INSTRUCTIONS FOR THE TASK: Copy every line, exactly and only, from the line containing "Generate a Python" to the line containing "v == 0 else", both lines included.

ROWS:
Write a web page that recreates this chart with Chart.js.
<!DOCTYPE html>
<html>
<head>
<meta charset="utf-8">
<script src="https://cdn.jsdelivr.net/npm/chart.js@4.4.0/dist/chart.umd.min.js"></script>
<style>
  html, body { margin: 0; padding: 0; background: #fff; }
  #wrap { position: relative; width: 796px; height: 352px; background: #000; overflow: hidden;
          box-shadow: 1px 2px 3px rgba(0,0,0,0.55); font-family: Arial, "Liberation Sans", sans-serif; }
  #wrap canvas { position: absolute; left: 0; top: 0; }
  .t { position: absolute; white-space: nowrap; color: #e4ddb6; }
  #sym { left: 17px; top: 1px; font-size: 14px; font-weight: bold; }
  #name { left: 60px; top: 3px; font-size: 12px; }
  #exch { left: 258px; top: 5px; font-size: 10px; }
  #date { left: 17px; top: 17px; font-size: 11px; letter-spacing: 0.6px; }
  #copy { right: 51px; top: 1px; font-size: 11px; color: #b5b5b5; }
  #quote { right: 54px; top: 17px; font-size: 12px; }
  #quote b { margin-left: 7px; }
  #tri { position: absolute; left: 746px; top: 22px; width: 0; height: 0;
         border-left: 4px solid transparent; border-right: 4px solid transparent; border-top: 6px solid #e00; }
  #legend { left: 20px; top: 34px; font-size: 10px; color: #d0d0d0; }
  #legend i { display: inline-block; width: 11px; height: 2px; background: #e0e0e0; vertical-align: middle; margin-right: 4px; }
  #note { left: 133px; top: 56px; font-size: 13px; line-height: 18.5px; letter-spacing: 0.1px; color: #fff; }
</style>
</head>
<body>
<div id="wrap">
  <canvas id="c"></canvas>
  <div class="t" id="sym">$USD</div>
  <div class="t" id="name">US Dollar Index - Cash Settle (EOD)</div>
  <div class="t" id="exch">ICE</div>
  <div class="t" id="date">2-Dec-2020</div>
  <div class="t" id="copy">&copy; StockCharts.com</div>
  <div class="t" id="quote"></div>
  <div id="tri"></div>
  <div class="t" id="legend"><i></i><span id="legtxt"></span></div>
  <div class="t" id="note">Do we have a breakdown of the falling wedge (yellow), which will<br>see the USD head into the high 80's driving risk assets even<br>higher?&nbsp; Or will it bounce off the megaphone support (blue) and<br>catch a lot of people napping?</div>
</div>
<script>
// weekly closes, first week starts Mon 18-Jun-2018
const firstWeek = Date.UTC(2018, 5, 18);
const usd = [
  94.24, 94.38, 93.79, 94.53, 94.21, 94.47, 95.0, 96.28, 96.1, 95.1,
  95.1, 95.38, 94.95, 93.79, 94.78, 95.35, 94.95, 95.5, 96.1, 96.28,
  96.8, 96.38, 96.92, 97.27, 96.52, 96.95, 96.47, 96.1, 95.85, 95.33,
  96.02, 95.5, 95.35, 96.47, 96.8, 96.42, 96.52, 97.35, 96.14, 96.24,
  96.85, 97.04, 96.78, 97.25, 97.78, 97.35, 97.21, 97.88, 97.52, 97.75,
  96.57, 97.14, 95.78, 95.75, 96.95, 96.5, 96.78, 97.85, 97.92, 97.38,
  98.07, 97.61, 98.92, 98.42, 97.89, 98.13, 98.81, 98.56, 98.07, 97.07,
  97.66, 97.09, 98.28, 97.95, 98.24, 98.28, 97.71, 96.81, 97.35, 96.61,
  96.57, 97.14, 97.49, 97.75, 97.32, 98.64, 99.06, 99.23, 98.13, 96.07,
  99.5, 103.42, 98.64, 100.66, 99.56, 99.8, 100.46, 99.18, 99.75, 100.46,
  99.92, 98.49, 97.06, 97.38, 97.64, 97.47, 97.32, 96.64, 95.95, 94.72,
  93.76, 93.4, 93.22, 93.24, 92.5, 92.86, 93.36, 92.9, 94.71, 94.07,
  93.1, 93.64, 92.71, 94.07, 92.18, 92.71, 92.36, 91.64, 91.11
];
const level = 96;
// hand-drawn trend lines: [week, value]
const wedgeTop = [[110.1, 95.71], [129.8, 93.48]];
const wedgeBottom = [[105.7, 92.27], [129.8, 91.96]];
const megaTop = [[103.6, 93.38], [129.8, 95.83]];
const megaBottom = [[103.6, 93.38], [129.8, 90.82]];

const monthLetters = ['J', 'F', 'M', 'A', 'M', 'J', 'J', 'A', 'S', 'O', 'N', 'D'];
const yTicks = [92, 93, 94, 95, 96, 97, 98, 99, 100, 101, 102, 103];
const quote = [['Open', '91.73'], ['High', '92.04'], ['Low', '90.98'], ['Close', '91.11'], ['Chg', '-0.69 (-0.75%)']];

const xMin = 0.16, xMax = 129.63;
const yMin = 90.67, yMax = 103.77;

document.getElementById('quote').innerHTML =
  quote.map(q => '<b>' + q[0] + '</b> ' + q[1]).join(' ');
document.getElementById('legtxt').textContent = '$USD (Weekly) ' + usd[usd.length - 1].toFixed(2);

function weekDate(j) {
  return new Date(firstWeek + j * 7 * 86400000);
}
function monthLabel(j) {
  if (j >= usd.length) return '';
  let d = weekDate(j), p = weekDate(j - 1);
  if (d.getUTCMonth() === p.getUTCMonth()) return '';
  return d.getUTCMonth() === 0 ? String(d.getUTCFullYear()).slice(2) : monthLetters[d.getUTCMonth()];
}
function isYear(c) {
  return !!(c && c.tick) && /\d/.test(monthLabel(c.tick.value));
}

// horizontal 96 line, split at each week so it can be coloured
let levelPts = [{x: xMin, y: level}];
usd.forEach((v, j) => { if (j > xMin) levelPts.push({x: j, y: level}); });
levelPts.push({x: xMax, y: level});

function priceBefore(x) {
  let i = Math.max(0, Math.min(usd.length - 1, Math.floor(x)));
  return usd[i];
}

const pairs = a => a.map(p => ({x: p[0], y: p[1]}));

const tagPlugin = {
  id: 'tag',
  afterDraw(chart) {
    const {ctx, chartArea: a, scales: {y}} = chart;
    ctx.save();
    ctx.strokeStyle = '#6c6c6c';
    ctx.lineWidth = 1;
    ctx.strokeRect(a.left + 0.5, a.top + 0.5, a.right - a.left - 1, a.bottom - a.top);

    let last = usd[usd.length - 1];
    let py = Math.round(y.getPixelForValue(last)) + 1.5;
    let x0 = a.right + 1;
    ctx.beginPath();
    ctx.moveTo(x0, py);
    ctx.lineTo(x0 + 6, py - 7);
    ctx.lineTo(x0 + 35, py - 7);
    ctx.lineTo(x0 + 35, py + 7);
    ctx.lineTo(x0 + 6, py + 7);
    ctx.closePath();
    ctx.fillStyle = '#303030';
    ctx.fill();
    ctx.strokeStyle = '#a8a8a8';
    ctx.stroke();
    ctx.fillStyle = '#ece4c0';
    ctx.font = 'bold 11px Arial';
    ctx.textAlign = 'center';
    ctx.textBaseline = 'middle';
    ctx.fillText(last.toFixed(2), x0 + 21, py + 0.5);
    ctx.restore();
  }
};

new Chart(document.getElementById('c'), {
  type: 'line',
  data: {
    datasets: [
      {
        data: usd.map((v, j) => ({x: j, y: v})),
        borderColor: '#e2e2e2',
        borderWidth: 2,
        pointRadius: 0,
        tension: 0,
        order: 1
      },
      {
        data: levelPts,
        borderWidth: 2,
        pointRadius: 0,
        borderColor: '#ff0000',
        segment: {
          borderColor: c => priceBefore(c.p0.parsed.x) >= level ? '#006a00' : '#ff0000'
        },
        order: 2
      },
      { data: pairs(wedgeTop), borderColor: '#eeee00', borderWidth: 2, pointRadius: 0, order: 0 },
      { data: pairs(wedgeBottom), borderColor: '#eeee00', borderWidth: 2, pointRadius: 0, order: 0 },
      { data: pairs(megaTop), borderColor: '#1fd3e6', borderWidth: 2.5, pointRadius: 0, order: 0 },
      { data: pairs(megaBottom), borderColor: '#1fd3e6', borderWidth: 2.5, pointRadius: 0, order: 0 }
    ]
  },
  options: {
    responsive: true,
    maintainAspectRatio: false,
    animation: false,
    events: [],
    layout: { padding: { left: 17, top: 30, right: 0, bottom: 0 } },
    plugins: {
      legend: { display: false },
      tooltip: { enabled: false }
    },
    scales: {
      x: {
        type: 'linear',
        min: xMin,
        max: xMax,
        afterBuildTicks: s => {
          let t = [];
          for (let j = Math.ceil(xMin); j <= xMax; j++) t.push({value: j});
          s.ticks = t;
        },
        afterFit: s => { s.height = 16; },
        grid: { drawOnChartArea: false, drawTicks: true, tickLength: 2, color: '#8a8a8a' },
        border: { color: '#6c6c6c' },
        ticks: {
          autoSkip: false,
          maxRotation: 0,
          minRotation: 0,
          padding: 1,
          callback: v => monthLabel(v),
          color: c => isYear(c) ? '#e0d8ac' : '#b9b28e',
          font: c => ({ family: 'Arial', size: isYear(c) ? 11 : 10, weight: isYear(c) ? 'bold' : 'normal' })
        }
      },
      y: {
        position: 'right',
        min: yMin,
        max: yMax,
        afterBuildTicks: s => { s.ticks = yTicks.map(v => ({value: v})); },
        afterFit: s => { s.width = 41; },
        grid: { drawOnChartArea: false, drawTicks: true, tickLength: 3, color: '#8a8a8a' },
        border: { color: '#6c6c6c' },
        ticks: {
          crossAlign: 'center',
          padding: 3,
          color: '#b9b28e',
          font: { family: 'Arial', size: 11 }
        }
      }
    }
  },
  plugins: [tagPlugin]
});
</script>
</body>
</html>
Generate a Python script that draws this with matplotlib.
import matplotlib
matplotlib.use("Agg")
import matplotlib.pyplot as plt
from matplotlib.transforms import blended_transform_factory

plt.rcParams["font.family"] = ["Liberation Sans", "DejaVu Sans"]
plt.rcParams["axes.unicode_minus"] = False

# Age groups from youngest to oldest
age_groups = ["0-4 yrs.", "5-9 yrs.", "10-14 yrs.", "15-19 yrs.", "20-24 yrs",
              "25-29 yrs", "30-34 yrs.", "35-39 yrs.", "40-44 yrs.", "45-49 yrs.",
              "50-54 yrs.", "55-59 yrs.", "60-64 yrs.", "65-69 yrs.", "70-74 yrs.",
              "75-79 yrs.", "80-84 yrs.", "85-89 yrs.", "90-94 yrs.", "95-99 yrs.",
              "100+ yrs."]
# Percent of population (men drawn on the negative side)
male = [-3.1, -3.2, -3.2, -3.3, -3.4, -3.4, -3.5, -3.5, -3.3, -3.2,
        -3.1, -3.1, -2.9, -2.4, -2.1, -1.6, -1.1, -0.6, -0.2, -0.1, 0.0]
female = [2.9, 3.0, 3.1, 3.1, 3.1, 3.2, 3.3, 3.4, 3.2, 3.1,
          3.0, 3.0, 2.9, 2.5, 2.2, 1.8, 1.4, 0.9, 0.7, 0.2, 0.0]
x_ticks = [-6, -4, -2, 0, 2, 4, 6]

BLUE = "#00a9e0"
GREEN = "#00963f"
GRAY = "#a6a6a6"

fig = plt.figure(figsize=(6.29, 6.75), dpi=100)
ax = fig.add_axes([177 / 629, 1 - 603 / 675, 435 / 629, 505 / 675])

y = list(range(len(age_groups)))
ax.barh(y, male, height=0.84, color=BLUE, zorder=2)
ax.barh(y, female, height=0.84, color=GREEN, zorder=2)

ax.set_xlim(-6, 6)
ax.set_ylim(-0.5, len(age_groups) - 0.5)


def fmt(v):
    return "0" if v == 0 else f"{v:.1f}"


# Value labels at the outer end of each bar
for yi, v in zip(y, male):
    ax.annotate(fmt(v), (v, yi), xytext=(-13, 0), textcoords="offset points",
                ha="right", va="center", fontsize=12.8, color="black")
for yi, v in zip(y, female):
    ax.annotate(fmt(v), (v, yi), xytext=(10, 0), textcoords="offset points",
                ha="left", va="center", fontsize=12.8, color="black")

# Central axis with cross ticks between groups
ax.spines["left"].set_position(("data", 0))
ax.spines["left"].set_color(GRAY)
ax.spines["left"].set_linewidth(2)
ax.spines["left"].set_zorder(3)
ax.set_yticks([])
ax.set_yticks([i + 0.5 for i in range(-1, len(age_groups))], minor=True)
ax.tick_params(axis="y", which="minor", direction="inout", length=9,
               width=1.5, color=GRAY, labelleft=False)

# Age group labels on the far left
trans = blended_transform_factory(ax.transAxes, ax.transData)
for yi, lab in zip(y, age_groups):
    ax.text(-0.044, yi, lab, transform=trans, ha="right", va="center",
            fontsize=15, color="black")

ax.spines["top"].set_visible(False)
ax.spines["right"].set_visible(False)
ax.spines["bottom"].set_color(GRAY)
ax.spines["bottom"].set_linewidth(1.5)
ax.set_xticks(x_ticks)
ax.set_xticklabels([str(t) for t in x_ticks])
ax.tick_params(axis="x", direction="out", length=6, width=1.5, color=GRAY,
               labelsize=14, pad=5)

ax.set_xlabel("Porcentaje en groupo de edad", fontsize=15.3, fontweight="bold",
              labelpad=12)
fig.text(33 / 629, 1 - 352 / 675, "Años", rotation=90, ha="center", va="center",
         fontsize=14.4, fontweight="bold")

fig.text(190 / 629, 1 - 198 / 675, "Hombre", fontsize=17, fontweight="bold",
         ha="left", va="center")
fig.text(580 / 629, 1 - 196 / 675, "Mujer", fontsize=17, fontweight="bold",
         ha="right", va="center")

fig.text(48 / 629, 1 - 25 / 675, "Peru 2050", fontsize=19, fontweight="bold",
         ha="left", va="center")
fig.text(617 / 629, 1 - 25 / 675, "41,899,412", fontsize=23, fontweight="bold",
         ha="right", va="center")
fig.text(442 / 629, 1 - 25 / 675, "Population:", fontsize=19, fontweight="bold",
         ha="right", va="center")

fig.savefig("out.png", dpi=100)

EXERCISE SOLUTION:
Generate a Python script that draws this with matplotlib.
import matplotlib
matplotlib.use("Agg")
import matplotlib.pyplot as plt
from matplotlib.transforms import blended_transform_factory

plt.rcParams["font.family"] = ["Liberation Sans", "DejaVu Sans"]
plt.rcParams["axes.unicode_minus"] = False

# Age groups from youngest to oldest
age_groups = ["0-4 yrs.", "5-9 yrs.", "10-14 yrs.", "15-19 yrs.", "20-24 yrs",
              "25-29 yrs", "30-34 yrs.", "35-39 yrs.", "40-44 yrs.", "45-49 yrs.",
              "50-54 yrs.", "55-59 yrs.", "60-64 yrs.", "65-69 yrs.", "70-74 yrs.",
              "75-79 yrs.", "80-84 yrs.", "85-89 yrs.", "90-94 yrs.", "95-99 yrs.",
              "100+ yrs."]
# Percent of population (men drawn on the negative side)
male = [-3.1, -3.2, -3.2, -3.3, -3.4, -3.4, -3.5, -3.5, -3.3, -3.2,
        -3.1, -3.1, -2.9, -2.4, -2.1, -1.6, -1.1, -0.6, -0.2, -0.1, 0.0]
female = [2.9, 3.0, 3.1, 3.1, 3.1, 3.2, 3.3, 3.4, 3.2, 3.1,
          3.0, 3.0, 2.9, 2.5, 2.2, 1.8, 1.4, 0.9, 0.7, 0.2, 0.0]
x_ticks = [-6, -4, -2, 0, 2, 4, 6]

BLUE = "#00a9e0"
GREEN = "#00963f"
GRAY = "#a6a6a6"

fig = plt.figure(figsize=(6.29, 6.75), dpi=100)
ax = fig.add_axes([177 / 629, 1 - 603 / 675, 435 / 629, 505 / 675])

y = list(range(len(age_groups)))
ax.barh(y, male, height=0.84, color=BLUE, zorder=2)
ax.barh(y, female, height=0.84, color=GREEN, zorder=2)

ax.set_xlim(-6, 6)
ax.set_ylim(-0.5, len(age_groups) - 0.5)


def fmt(v):
    return "0" if v == 0 else f"{v:.1f}"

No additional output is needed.